— Il tenente Giraud mi manda a salutarvi... —
La notizia ha rattristato profondamente tutti i bersaglieri che amano molto il loro ufficiale e addolora me, in particolar modo. È sera. Ci stendiamo accanto agli alberi sulla nuda terra. Razzi luminosi e pioggia di bombe.
22 Settembre.
Calma. Qualche cannonata, qualche fucilata delle vedette. Giornata meravigliosa di sole. Il capitano Mozzoni mi chiama alla sua tenda. Trovo con lui il sottotenente Fava, del 27° battaglione. Lunga, amichevole conversazione.
23 Settembre.
Siamo a 1897 metri d'altezza. Il pendio della montagna è del 75-80 %. Una vera parete. Guai a rotolare un sasso! Per salire e scendere ci gioviamo di una corda che, legata agli alberi, va dal Comando della compagnia al posto estremo di collegamento, in fondo valle. Ieri sera, pioggia eccezionale di bombe. Sono bombe che si annunciano con un sibilo curiosissimo. Quasi umano. Sono lanciate col fucile. Se trovano il terreno molle, non scoppiano. Ma ieri sera sono scoppiate quasi tutte. Nessuno di noi ha potuto chiudere occhio. Un morto e un ferito. Il morto è tal Bertelli, richiamato dell'84, contadino di Migliarino (Ferrara). La bomba gli è scoppiata sopra e gli ha squarciato il petto. Il ferito non è grave. Si distribuisce la posta.
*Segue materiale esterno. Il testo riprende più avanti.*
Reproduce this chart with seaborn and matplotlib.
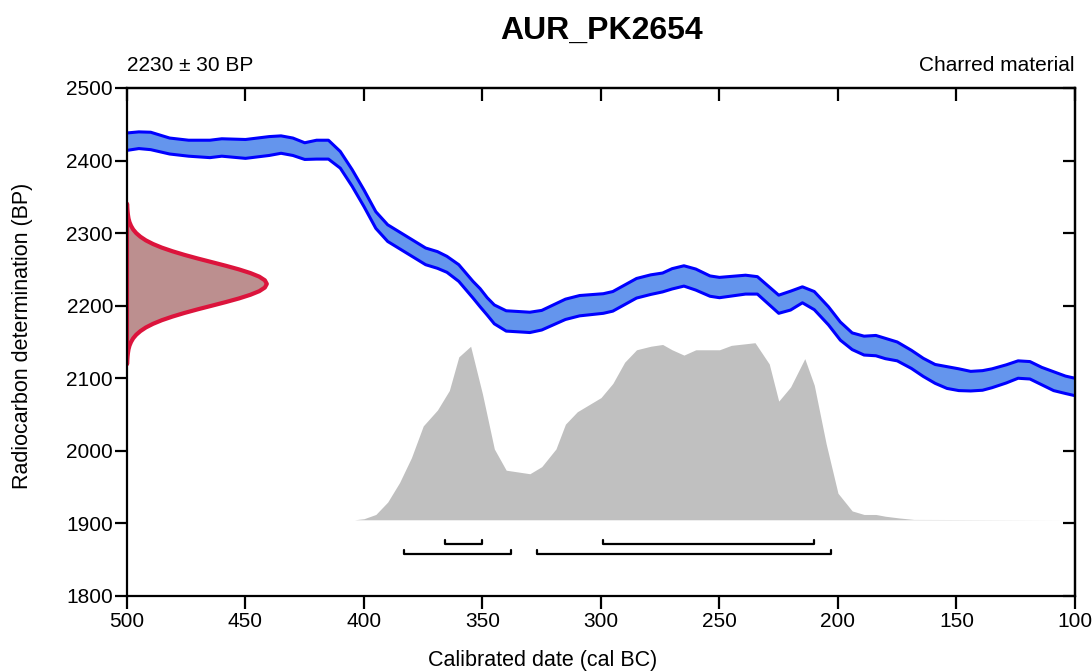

Il mio compagno di trincea, l'abruzzese Giacobbe Petrella, di Pescasseroli (Aquila), lavora furiosamente di vanghetta e piccozzino per rendere un pochino più solido il nostro riparo. Accanto a me alcuni bersaglieri giocano tranquillamente a sette e mezzo. È quell'indemoniato di Marcamo che tiene banco.